The dangers of distracted driving when using hand-held cellphones are well known and many jurisdictions, including Ontario, have made their use while driving illegal.
Phone makers and auto manufacturers have addressed that issue with the widespread adoption of Bluetooth technology, which wirelessly connects the two, enabling hands-free communication while driving.
Most new cars have Bluetooth at least available, if not standard equipment. And many have gone much further than simple phone use with built-in voice-activated systems that let a driver do everything from sending and receiving texts and e-mails and finding directions to choosing their music, setting their climate control and checking their stock portfolios.
All while keeping their hands on the wheel and eyes on the road. Or so the theory goes.
While driver distraction may result from visual and manual sources, as when a driver looks away from the road to interact with a device, it can also be caused by strictly cognitive, or mental, interference.
It occurs anytime the driver’s attention is diverted from processing the information necessary to operate the vehicle safely.
Research has shown that, when a driver’s attention is diverted to an engaging secondary task, such as talking on a cellphone, visual scanning is disrupted, prediction of hazards is impaired, decisions for action are altered, and appropriate reactions are delayed.
In that context, several studies have suggested that the use of hands-free communication devices may be just as distracting as hand-held cellphone use. But few have addressed the subject as thoroughly as one recently released by the U.S.-based AAA Foundation for Traffic Safety.
Called “Measuring Cognitive Distraction in the Automobile II,” it bypassed the whole hand-held aspect altogether and focused just on the effects of various forms of voice communication.

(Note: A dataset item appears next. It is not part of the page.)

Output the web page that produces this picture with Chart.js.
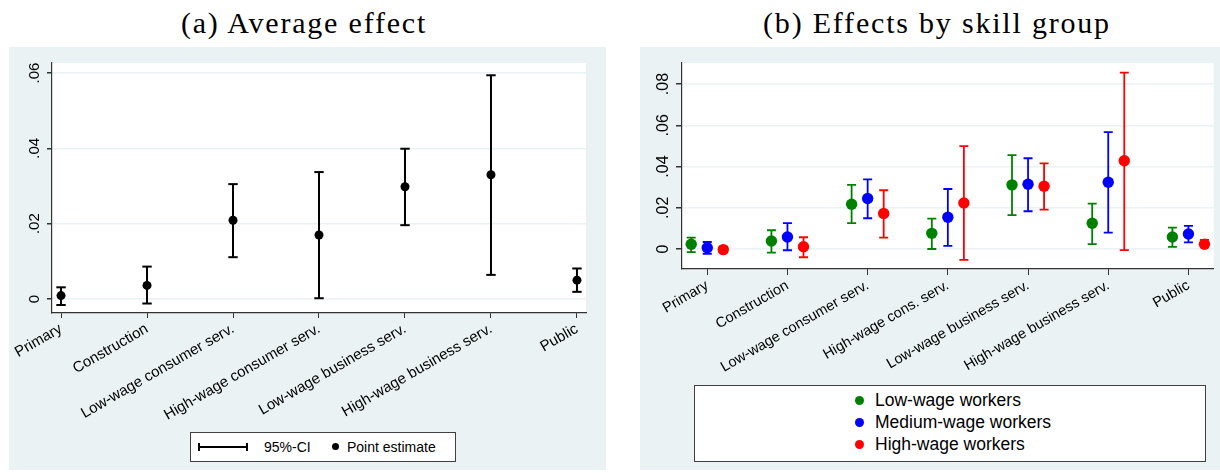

In particular, it addressed the effects of using voice-activated interactive technologies — not just in generic form but right down to the specific systems currently marketed by several automakers.

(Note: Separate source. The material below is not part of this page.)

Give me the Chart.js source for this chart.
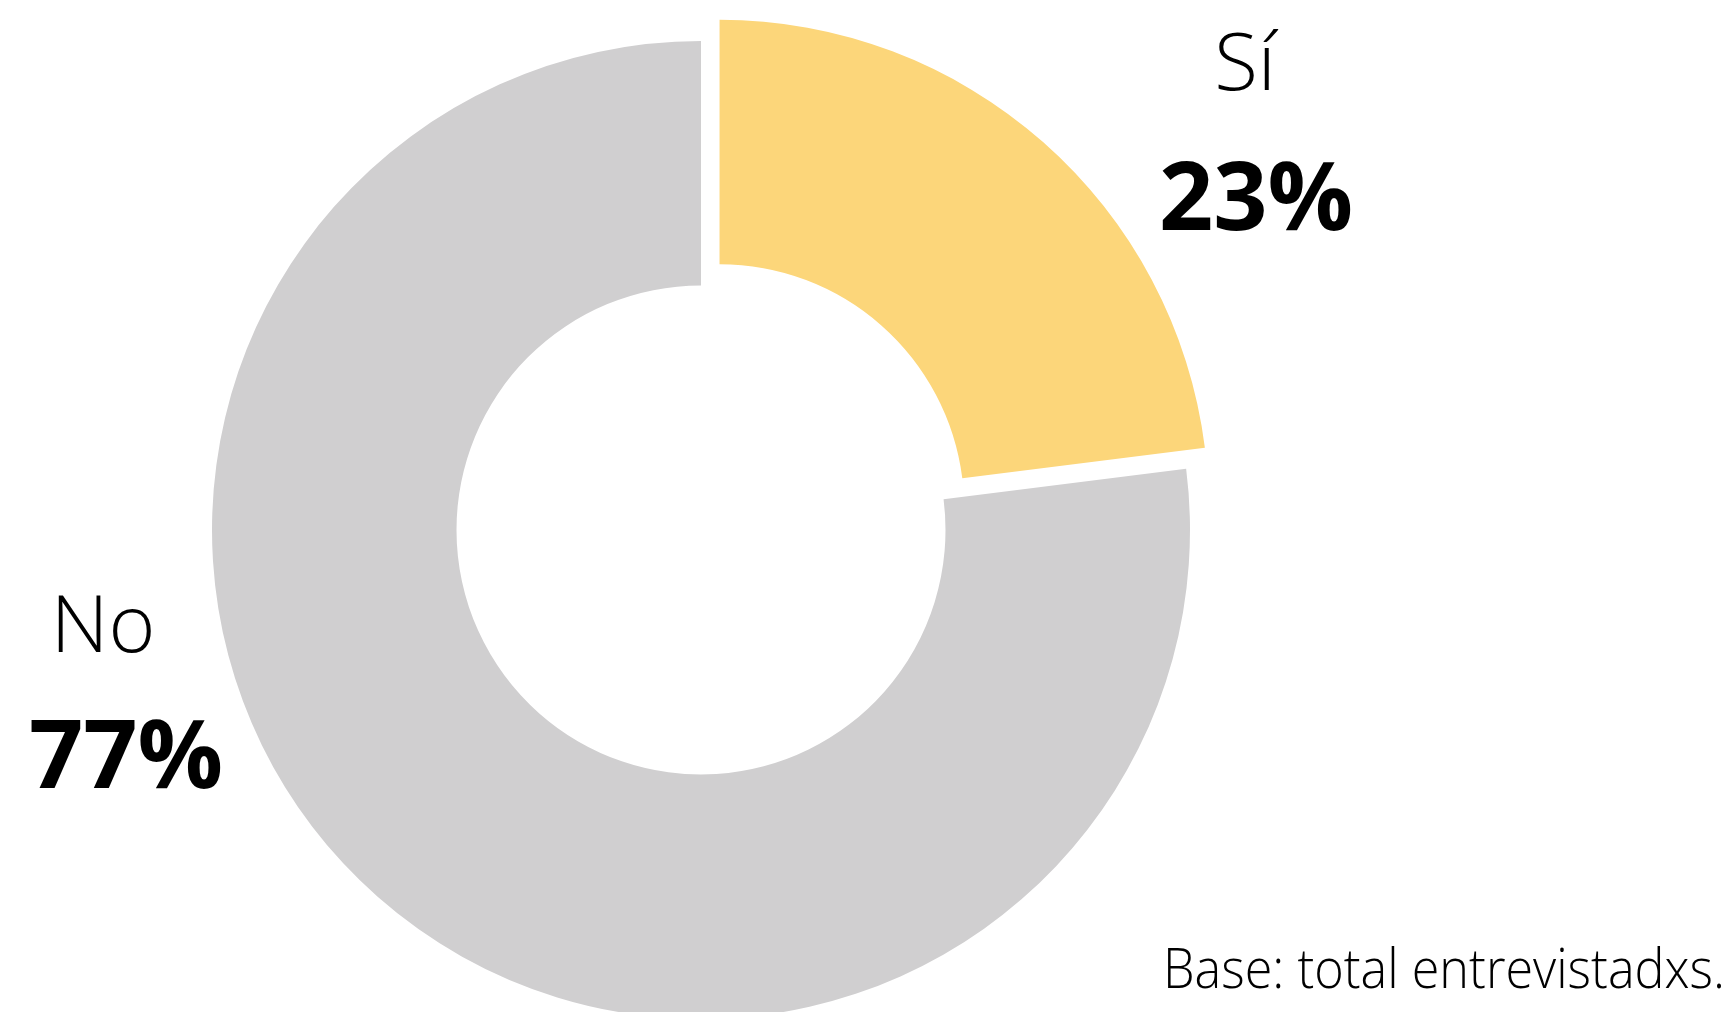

Going even further, it effectively triplicated the research, performing the same evaluations with the same test subjects in a laboratory setting, in a driving simulator, and in a car in real-world driving.
The research built on a background study released previously by the foundation, which established a scale for quantifying the mental workload involved in different types of communications.
For comparison purposes, on a scale of 1 to 5, it considered 1 to be the mental workload of performing a single, simple task, such as listening to the radio, while doing nothing else. A 5 rating equated to a complex, multi-faceted OSPAN task. (Look it up!)
With typical scientific understatement, the study concludes that, “some voice-based interactions in the vehicle may have unintended consequences that adversely affect traffic safety.”
More specifically, it rated various voice tasks as follows:
Directing car to do something, such as changing temperature, 1.9
Listening to information via a synthetic voice, 2.2
Responding to a question from voice system, 3.1
Interacting with a typical voice menu, 3.8
Interacting with Siri, 4.1
Not surprisingly, given those numbers, the study concluded that, “the mental resources available for driving are inversely related to the cognitive workload of the concurrent secondary task.”
In other words, the amount of attention that had to be committed to the voice-communication task subtracted from that available to the driving task. It created driver distraction.
One other key finding was that, while the effects were pretty much the same among the three test regimens in terms of relative rankings, the lab and simulator results were conservative. The magnitude of the effects was markedly greater in real-world driving.
A companion research project applied some similar evaluation techniques to five production vehicles with voice-based systems. They included a Ford equipped with MyFord Touch, a Chevrolet equipped with MyLink, a Chrysler equipped with Uconnect, a Toyota equipped with Entune, a Mercedes-Benz equipped with COMAND, and a Hyundai equipped with Blue Link.
Toyota’s Entune imposed the lowest level of cognitive workload (1.70), with the level increasing through Blue Link (2.2), Uconnect (2.6), Ford MyTouch (3.0), COMAND (3.10 and Chevy MyLink (3.6) — all still less distracting than the Siri system evaluated in the primary program.
One of the most critical elements of workload, the study determined, was the duration of the interaction. The more verbose the system, the greater the number of steps required to execute an action, and the more comprehension errors that arose, the more distracting the system was.
The bottom line? Don’t talk to your car! It could be dangerous.